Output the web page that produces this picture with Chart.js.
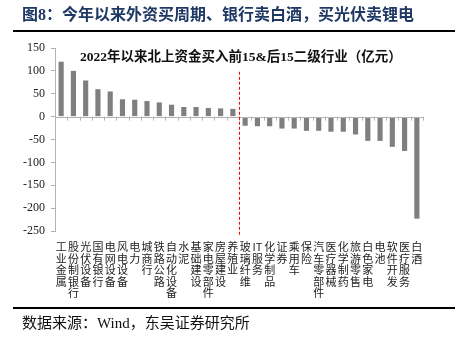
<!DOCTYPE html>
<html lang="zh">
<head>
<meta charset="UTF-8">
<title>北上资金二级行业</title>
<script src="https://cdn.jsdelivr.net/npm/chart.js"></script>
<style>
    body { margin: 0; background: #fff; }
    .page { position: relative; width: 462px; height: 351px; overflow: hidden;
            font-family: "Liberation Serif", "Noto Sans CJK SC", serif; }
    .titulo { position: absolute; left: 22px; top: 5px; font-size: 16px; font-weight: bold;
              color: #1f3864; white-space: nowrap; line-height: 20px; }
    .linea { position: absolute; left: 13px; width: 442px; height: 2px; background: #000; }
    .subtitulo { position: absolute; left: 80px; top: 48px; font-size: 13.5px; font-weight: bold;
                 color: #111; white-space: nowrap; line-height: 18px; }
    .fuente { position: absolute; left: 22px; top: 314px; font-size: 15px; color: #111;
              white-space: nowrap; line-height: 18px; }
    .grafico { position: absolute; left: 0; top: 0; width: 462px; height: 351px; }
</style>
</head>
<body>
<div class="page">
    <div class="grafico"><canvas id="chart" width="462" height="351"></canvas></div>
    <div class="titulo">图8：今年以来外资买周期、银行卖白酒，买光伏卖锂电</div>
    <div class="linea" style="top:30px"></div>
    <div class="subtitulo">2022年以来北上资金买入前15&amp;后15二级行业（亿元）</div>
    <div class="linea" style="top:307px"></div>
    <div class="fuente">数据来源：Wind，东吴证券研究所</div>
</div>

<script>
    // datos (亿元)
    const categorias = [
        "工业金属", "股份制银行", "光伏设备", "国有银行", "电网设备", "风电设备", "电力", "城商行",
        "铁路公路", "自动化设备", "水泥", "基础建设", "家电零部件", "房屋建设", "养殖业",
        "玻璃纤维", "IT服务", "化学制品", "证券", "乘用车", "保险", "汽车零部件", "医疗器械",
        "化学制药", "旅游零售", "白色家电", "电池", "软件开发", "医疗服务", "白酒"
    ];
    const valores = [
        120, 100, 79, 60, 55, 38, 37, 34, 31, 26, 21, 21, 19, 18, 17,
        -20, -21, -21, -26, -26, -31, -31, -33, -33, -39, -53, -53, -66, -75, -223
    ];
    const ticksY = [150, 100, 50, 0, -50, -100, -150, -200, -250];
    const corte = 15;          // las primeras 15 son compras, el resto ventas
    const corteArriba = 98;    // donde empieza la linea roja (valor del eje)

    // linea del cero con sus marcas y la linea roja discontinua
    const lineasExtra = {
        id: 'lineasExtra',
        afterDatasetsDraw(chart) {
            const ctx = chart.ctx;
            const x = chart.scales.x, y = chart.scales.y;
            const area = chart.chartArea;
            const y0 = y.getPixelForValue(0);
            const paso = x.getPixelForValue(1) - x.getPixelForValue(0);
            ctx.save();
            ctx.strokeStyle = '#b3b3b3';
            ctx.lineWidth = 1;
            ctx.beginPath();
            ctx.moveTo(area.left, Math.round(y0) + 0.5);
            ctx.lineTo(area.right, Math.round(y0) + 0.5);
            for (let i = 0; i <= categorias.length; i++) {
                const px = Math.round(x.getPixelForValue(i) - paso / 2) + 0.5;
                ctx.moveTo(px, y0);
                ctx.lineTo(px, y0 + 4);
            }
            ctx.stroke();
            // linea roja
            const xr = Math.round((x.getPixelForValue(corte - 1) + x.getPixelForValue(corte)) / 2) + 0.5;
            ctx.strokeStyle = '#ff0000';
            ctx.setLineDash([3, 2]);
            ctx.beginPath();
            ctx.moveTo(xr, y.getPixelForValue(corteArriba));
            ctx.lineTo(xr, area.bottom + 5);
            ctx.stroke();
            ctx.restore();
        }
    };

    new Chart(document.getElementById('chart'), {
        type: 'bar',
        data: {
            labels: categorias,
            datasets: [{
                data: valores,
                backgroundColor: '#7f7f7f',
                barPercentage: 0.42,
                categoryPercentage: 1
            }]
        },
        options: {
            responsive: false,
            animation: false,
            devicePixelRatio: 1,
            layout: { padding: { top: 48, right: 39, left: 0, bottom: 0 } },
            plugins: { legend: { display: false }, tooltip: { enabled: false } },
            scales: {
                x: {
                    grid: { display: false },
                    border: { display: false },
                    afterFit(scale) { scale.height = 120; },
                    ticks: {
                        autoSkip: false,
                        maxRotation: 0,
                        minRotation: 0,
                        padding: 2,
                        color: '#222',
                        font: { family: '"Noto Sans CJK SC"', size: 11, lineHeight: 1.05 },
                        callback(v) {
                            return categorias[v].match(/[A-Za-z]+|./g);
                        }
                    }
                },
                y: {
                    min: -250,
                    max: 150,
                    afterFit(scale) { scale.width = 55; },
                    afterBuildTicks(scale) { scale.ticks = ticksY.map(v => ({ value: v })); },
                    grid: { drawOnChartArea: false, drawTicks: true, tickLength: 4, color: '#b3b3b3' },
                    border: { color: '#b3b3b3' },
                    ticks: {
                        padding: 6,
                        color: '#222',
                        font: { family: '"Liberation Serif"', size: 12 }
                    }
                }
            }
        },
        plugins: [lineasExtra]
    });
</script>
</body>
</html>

STATED EXERCISE: Transcribe the whole listing exactly. Pictures stay out of your copy.

RESPONSE BELOW:
Output the web page that produces this picture with Chart.js.
<!DOCTYPE html>
<html lang="zh">
<head>
<meta charset="UTF-8">
<title>北上资金二级行业</title>
<script src="https://cdn.jsdelivr.net/npm/chart.js"></script>
<style>
    body { margin: 0; background: #fff; }
    .page { position: relative; width: 462px; height: 351px; overflow: hidden;
            font-family: "Liberation Serif", "Noto Sans CJK SC", serif; }
    .titulo { position: absolute; left: 22px; top: 5px; font-size: 16px; font-weight: bold;
              color: #1f3864; white-space: nowrap; line-height: 20px; }
    .linea { position: absolute; left: 13px; width: 442px; height: 2px; background: #000; }
    .subtitulo { position: absolute; left: 80px; top: 48px; font-size: 13.5px; font-weight: bold;
                 color: #111; white-space: nowrap; line-height: 18px; }
    .fuente { position: absolute; left: 22px; top: 314px; font-size: 15px; color: #111;
              white-space: nowrap; line-height: 18px; }
    .grafico { position: absolute; left: 0; top: 0; width: 462px; height: 351px; }
</style>
</head>
<body>
<div class="page">
    <div class="grafico"><canvas id="chart" width="462" height="351"></canvas></div>
    <div class="titulo">图8：今年以来外资买周期、银行卖白酒，买光伏卖锂电</div>
    <div class="linea" style="top:30px"></div>
    <div class="subtitulo">2022年以来北上资金买入前15&amp;后15二级行业（亿元）</div>
    <div class="linea" style="top:307px"></div>
    <div class="fuente">数据来源：Wind，东吴证券研究所</div>
</div>

<script>
    // datos (亿元)
    const categorias = [
        "工业金属", "股份制银行", "光伏设备", "国有银行", "电网设备", "风电设备", "电力", "城商行",
        "铁路公路", "自动化设备", "水泥", "基础建设", "家电零部件", "房屋建设", "养殖业",
        "玻璃纤维", "IT服务", "化学制品", "证券", "乘用车", "保险", "汽车零部件", "医疗器械",
        "化学制药", "旅游零售", "白色家电", "电池", "软件开发", "医疗服务", "白酒"
    ];
    const valores = [
        120, 100, 79, 60, 55, 38, 37, 34, 31, 26, 21, 21, 19, 18, 17,
        -20, -21, -21, -26, -26, -31, -31, -33, -33, -39, -53, -53, -66, -75, -223
    ];
    const ticksY = [150, 100, 50, 0, -50, -100, -150, -200, -250];
    const corte = 15;          // las primeras 15 son compras, el resto ventas
    const corteArriba = 98;    // donde empieza la linea roja (valor del eje)

    // linea del cero con sus marcas y la linea roja discontinua
    const lineasExtra = {
        id: 'lineasExtra',
        afterDatasetsDraw(chart) {
            const ctx = chart.ctx;
            const x = chart.scales.x, y = chart.scales.y;
            const area = chart.chartArea;
            const y0 = y.getPixelForValue(0);
            const paso = x.getPixelForValue(1) - x.getPixelForValue(0);
            ctx.save();
            ctx.strokeStyle = '#b3b3b3';
            ctx.lineWidth = 1;
            ctx.beginPath();
            ctx.moveTo(area.left, Math.round(y0) + 0.5);
            ctx.lineTo(area.right, Math.round(y0) + 0.5);
            for (let i = 0; i <= categorias.length; i++) {
                const px = Math.round(x.getPixelForValue(i) - paso / 2) + 0.5;
                ctx.moveTo(px, y0);
                ctx.lineTo(px, y0 + 4);
            }
            ctx.stroke();
            // linea roja
            const xr = Math.round((x.getPixelForValue(corte - 1) + x.getPixelForValue(corte)) / 2) + 0.5;
            ctx.strokeStyle = '#ff0000';
            ctx.setLineDash([3, 2]);
            ctx.beginPath();
            ctx.moveTo(xr, y.getPixelForValue(corteArriba));
            ctx.lineTo(xr, area.bottom + 5);
            ctx.stroke();
            ctx.restore();
        }
    };

    new Chart(document.getElementById('chart'), {
        type: 'bar',
        data: {
            labels: categorias,
            datasets: [{
                data: valores,
                backgroundColor: '#7f7f7f',
                barPercentage: 0.42,
                categoryPercentage: 1
            }]
        },
        options: {
            responsive: false,
            animation: false,
            devicePixelRatio: 1,
            layout: { padding: { top: 48, right: 39, left: 0, bottom: 0 } },
            plugins: { legend: { display: false }, tooltip: { enabled: false } },
            scales: {
                x: {
                    grid: { display: false },
                    border: { display: false },
                    afterFit(scale) { scale.height = 120; },
                    ticks: {
                        autoSkip: false,
                        maxRotation: 0,
                        minRotation: 0,
                        padding: 2,
                        color: '#222',
                        font: { family: '"Noto Sans CJK SC"', size: 11, lineHeight: 1.05 },
                        callback(v) {
                            return categorias[v].match(/[A-Za-z]+|./g);
                        }
                    }
                },
                y: {
                    min: -250,
                    max: 150,
                    afterFit(scale) { scale.width = 55; },
                    afterBuildTicks(scale) { scale.ticks = ticksY.map(v => ({ value: v })); },
                    grid: { drawOnChartArea: false, drawTicks: true, tickLength: 4, color: '#b3b3b3' },
                    border: { color: '#b3b3b3' },
                    ticks: {
                        padding: 6,
                        color: '#222',
                        font: { family: '"Liberation Serif"', size: 12 }
                    }
                }
            }
        },
        plugins: [lineasExtra]
    });
</script>
</body>
</html>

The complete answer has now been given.